Your goal. Reproduce the listing below exactly, beginning with its first line and ending with the line that holds "1.30263 1.30283 1.30210"; pictures are not part of the copy.

Material provided.
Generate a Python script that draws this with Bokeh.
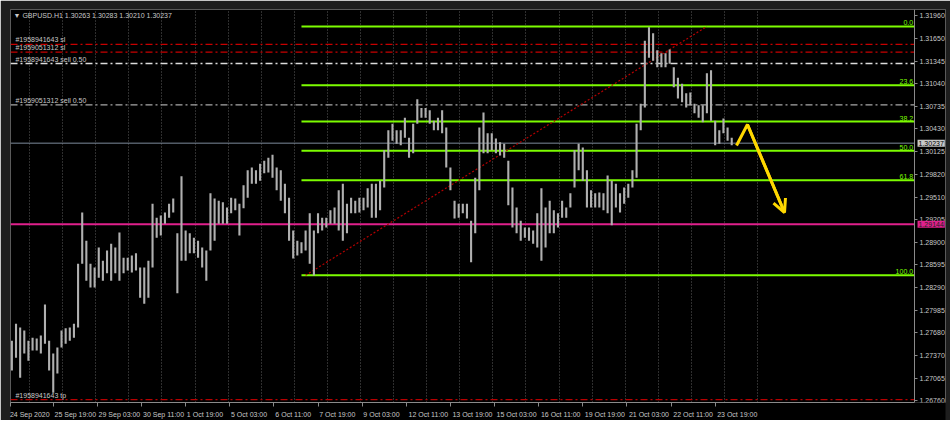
from bokeh.plotting import figure
from bokeh.models import Range1d, FixedTicker, PrintfTickFormatter, Label, Arrow, OpenHead
from bokeh.embed import file_html
from bokeh.resources import INLINE

symbol_header = "\u25bc GBPUSD.H1  1.30263 1.30283 1.30210 1.30237"

# High / low of every third H1 bar (GBPUSD)
bar_high = [1.2757, 1.2780, 1.2775, 1.2771, 1.2757, 1.2761, 1.2760, 1.2764, 1.2806, 1.2757,
            1.2740, 1.2748, 1.2771, 1.2774, 1.2775, 1.2780, 1.2861, 1.2930, 1.2892, 1.2861,
            1.2856, 1.2883, 1.2865, 1.2879, 1.2888, 1.2883, 1.2903, 1.2869, 1.2869, 1.2872,
            1.2875, 1.2856, 1.2856, 1.2865, 1.2942, 1.2923, 1.2926, 1.2930, 1.2942, 1.2949,
            1.2902, 1.2979, 1.2906, 1.2902, 1.2896, 1.2892, 1.2883, 1.2879, 1.2956, 1.2949,
            1.2946, 1.2944, 1.2937, 1.2950, 1.2949, 1.2942, 1.2967, 1.2987, 1.2991, 1.2987,
            1.2996, 1.3000, 1.3004, 1.3008, 1.2991, 1.2987, 1.2969, 1.2950, 1.2906, 1.2892,
            1.2890, 1.2906, 1.2929, 1.2906, 1.2929, 1.2923, 1.2923, 1.2933, 1.2937, 1.2960,
            1.2969, 1.2942, 1.2950, 1.2946, 1.2950, 1.2950, 1.2963, 1.2969, 1.2969, 1.2973,
            1.3014, 1.3041, 1.3050, 1.3041, 1.3041, 1.3058, 1.3031, 1.3050, 1.3083, 1.3071,
            1.3071, 1.3068, 1.3054, 1.3058, 1.3068, 1.3045, 1.2991, 1.2946, 1.2942, 1.2942,
            1.2942, 1.2919, 1.2977, 1.3045, 1.3065, 1.3037, 1.3037, 1.3030, 1.3025, 1.3023,
            1.3000, 1.2964, 1.2937, 1.2919, 1.2910, 1.2910, 1.2906, 1.2929, 1.2963, 1.2937,
            1.2946, 1.2933, 1.2929, 1.2946, 1.2937, 1.2956, 1.3014, 1.3023, 1.3018, 1.2987,
            1.2960, 1.2956, 1.2957, 1.2956, 1.2980, 1.2973, 1.2969, 1.2956, 1.2964, 1.2969,
            1.2987, 1.3050, 1.3077, 1.3162, 1.3180, 1.3172, 1.3149, 1.3145, 1.3145, 1.3150,
            1.3126, 1.3112, 1.3104, 1.3091, 1.3092, 1.3077, 1.3075, 1.3075, 1.3118, 1.3122,
            1.3054, 1.3041, 1.3057, 1.3045, 1.3031]
bar_low = [1.2717, 1.2734, 1.2707, 1.2740, 1.2730, 1.2744, 1.2744, 1.2740, 1.2753, 1.2717,
           1.2687, 1.2713, 1.2748, 1.2753, 1.2757, 1.2761, 1.2775, 1.2861, 1.2838, 1.2829,
           1.2829, 1.2842, 1.2838, 1.2848, 1.2838, 1.2848, 1.2838, 1.2848, 1.2852, 1.2849,
           1.2852, 1.2815, 1.2807, 1.2815, 1.2856, 1.2896, 1.2899, 1.2915, 1.2923, 1.2930,
           1.2821, 1.2865, 1.2865, 1.2875, 1.2875, 1.2869, 1.2856, 1.2838, 1.2879, 1.2892,
           1.2915, 1.2915, 1.2915, 1.2929, 1.2933, 1.2899, 1.2936, 1.2950, 1.2969, 1.2969,
           1.2973, 1.2983, 1.2984, 1.2977, 1.2960, 1.2946, 1.2929, 1.2892, 1.2868, 1.2872,
           1.2875, 1.2879, 1.2861, 1.2845, 1.2902, 1.2906, 1.2910, 1.2915, 1.2915, 1.2906,
           1.2892, 1.2902, 1.2929, 1.2929, 1.2930, 1.2933, 1.2937, 1.2923, 1.2923, 1.2933,
           1.2964, 1.3004, 1.3027, 1.3023, 1.3021, 1.3031, 1.3004, 1.3010, 1.3050, 1.3058,
           1.3058, 1.3050, 1.3041, 1.3041, 1.3037, 1.2991, 1.2960, 1.2922, 1.2923, 1.2929,
           1.2922, 1.2863, 1.2902, 1.2960, 1.3010, 1.3010, 1.3014, 1.3010, 1.3007, 1.3004,
           1.2940, 1.2910, 1.2902, 1.2892, 1.2896, 1.2892, 1.2888, 1.2883, 1.2865, 1.2883,
           1.2902, 1.2902, 1.2910, 1.2923, 1.2923, 1.2937, 1.2964, 1.2987, 1.2973, 1.2937,
           1.2937, 1.2937, 1.2937, 1.2933, 1.2929, 1.2913, 1.2937, 1.2930, 1.2942, 1.2950,
           1.2964, 1.2977, 1.3041, 1.3072, 1.3139, 1.3135, 1.3126, 1.3126, 1.3126, 1.3131,
           1.3099, 1.3084, 1.3079, 1.3072, 1.3075, 1.3064, 1.3058, 1.3052, 1.3064, 1.3054,
           1.3021, 1.3023, 1.3037, 1.3027, 1.3021]
BAR_STEP = 3
bar_index = [1 + BAR_STEP * i for i in range(len(bar_high))]

price_ticks = [1.31960, 1.31650, 1.31345, 1.31040, 1.30735, 1.30430, 1.30125, 1.29820, 1.29510,
               1.29205, 1.28900, 1.28595, 1.28290, 1.27985, 1.27680, 1.27370, 1.27065, 1.26760]

date_labels = ["24 Sep 2020", "25 Sep 19:00", "29 Sep 03:00", "30 Sep 11:00", "1 Oct 19:00",
               "5 Oct 03:00", "6 Oct 11:00", "7 Oct 19:00", "9 Oct 03:00", "12 Oct 11:00",
               "13 Oct 19:00", "15 Oct 03:00", "16 Oct 11:00", "19 Oct 19:00", "21 Oct 03:00",
               "22 Oct 11:00", "23 Oct 19:00"]
date_ticks = [0, 31, 63, 95, 127, 159, 191, 223, 255, 287, 319, 351, 383, 415, 447, 479, 511]

fib_levels = [0.0, 23.6, 38.2, 50.0, 61.8, 100.0]
fib_high = 1.31812
fib_low = 1.28454
fib_start_bar = 211
fib_anchor_bars = [214, 505]

order_names = ["#1958941643 sl", "#1959051312 sl", "#1958941643 sell 0.50",
               "#1959051312 sell 0.50", "#1958941643 tp"]
order_prices = [1.31569, 1.31465, 1.31312, 1.30755, 1.26777]
order_colors = ["#c80000", "#c80000", "#dcdcdc", "#a8a8a8", "#b80000"]

bid_price = 1.30237
level_price = 1.29144

arrow_bars = [526.5, 534.4, 561.3]
arrow_prices = [1.30206, 1.30489, 1.29301]

FONT = "Liberation Sans"
FS = "7px"
CHART_W = 904           # width of the price area, px
FRAME_W, FRAME_H = 935, 393
PX_PER_BAR = 1.379
axis_x = CHART_W / PX_PER_BAR
x_end = FRAME_W / PX_PER_BAR

p = figure(frame_width=FRAME_W, frame_height=FRAME_H, output_backend="svg", toolbar_location=None,
           x_range=Range1d(0, x_end), y_range=Range1d(1.26737, 1.32041), y_axis_location="right",
           min_border_left=10, min_border_top=9, min_border_right=5, min_border_bottom=14,
           background_fill_color="black", border_fill_color="#1e1e1e",
           outline_line_color="#5a5a5a", outline_line_width=1)

p.ygrid.visible = False
p.xgrid.ticker = FixedTicker(ticks=[13.8 + 24 * i for i in range(23)])
p.xgrid.grid_line_color = "#5c5c5c"
p.xgrid.grid_line_dash = "1 2"

xa = p.xaxis[0]
centers = [t + round(len(l) * 1.3) for t, l in zip(date_ticks, date_labels)]
xa.ticker = FixedTicker(ticks=centers, minor_ticks=date_ticks)
xa.major_label_overrides = {c: l for c, l in zip(centers, date_labels)}
xa.bounds = (0, axis_x)
xa.major_tick_out = 0
xa.major_tick_in = 0
xa.minor_tick_out = 4
xa.minor_tick_in = 0
xa.minor_tick_line_color = "#8a8a8a"
xa.major_label_standoff = 4
xa.axis_line_color = "#8a8a8a"
xa.major_label_text_color = "#c8c8c8"
xa.major_label_text_font = FONT
xa.major_label_text_font_size = FS

ya = p.yaxis[0]
ya.fixed_location = axis_x
ya.ticker = FixedTicker(ticks=price_ticks)
ya.formatter = PrintfTickFormatter(format="%.5f")
ya.major_tick_out = 3
ya.major_tick_in = 0
ya.minor_tick_out = 0
ya.minor_tick_in = 0
ya.major_tick_line_color = "#8a8a8a"
ya.axis_line_color = "#8a8a8a"
ya.major_label_standoff = 2
ya.major_label_text_color = "#c8c8c8"
ya.major_label_text_font = FONT
ya.major_label_text_font_size = FS

try:
    xa.background_fill_color = "black"
except Exception:
    pass

n_ord = len(order_prices)
# trade lines
p.segment(x0=[0] * n_ord, x1=[axis_x] * n_ord, y0=order_prices, y1=order_prices,
          line_color=order_colors, line_width=1.3, line_dash="7 3 2 3")
for name, pr in zip(order_names, order_prices):
    p.add_layout(Label(x=3.6, y=pr, text=name, y_offset=1, text_baseline="bottom",
                       text_color="#c8c8c8", text_font=FONT, text_font_size=FS))

# bid & level lines
p.segment(x0=[0], x1=[axis_x], y0=[bid_price], y1=[bid_price], line_color="#7d8a9c", line_width=1)
p.segment(x0=[0], x1=[axis_x], y0=[level_price], y1=[level_price], line_color="#e0208c",
          line_width=2)

# fibonacci
fib_prices = [fib_high - (fib_high - fib_low) * lv / 100.0 for lv in fib_levels]
p.segment(x0=[fib_start_bar] * len(fib_prices), x1=[axis_x] * len(fib_prices),
          y0=fib_prices, y1=fib_prices, line_color="#7cfc00", line_width=2)
for lv, pr in zip(fib_levels, fib_prices):
    p.add_layout(Label(x=axis_x - 1, y=pr, text=f"{lv:.1f}", text_align="right",
                       text_baseline="bottom", y_offset=1, text_color="#7cfc00",
                       text_font=FONT, text_font_size=FS))
p.line(x=fib_anchor_bars, y=[fib_low, fib_high], line_color="#b40000", line_width=1.2,
       line_dash="2 2")

# price bars
p.segment(x0=bar_index, y0=bar_low, x1=bar_index, y1=bar_high, line_color="#b0b0b0",
          line_width=2.1)

# drawn arrow
p.line(x=arrow_bars, y=arrow_prices, line_color="#ffd800", line_width=3)
p.add_layout(Arrow(end=OpenHead(size=13, line_color="#ffd800", line_width=3),
                   x_start=arrow_bars[1], y_start=arrow_prices[1],
                   x_end=arrow_bars[2], y_end=arrow_prices[2],
                   line_color="#ffd800", line_width=3))

# header
p.add_layout(Label(x=2.2, y=price_ticks[0], text=symbol_header, text_baseline="middle",
                   text_color="#c8c8c8", text_font=FONT, text_font_size=FS))

# price boxes on the axis, drawn above the axis labels
for pr, bg, fg in [(bid_price, "#c8c8c8", "black"), (level_price, "#e0208c", "#222222")]:
    lbl = Label(x=axis_x + 2.2, y=pr, text=f"{pr:.5f}", text_baseline="middle",
                text_color=fg, background_fill_color=bg, text_font=FONT,
                text_font_size=FS, level="overlay")
    try:
        lbl.padding = 1
    except Exception:
        pass
    p.add_layout(lbl)

open("out.html", "w").write(file_html(p, INLINE))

Answer to this exercise.
Generate a Python script that draws this with Bokeh.
from bokeh.plotting import figure
from bokeh.models import Range1d, FixedTicker, PrintfTickFormatter, Label, Arrow, OpenHead
from bokeh.embed import file_html
from bokeh.resources import INLINE

symbol_header = "\u25bc GBPUSD.H1  1.30263 1.30283 1.30210 1.30237"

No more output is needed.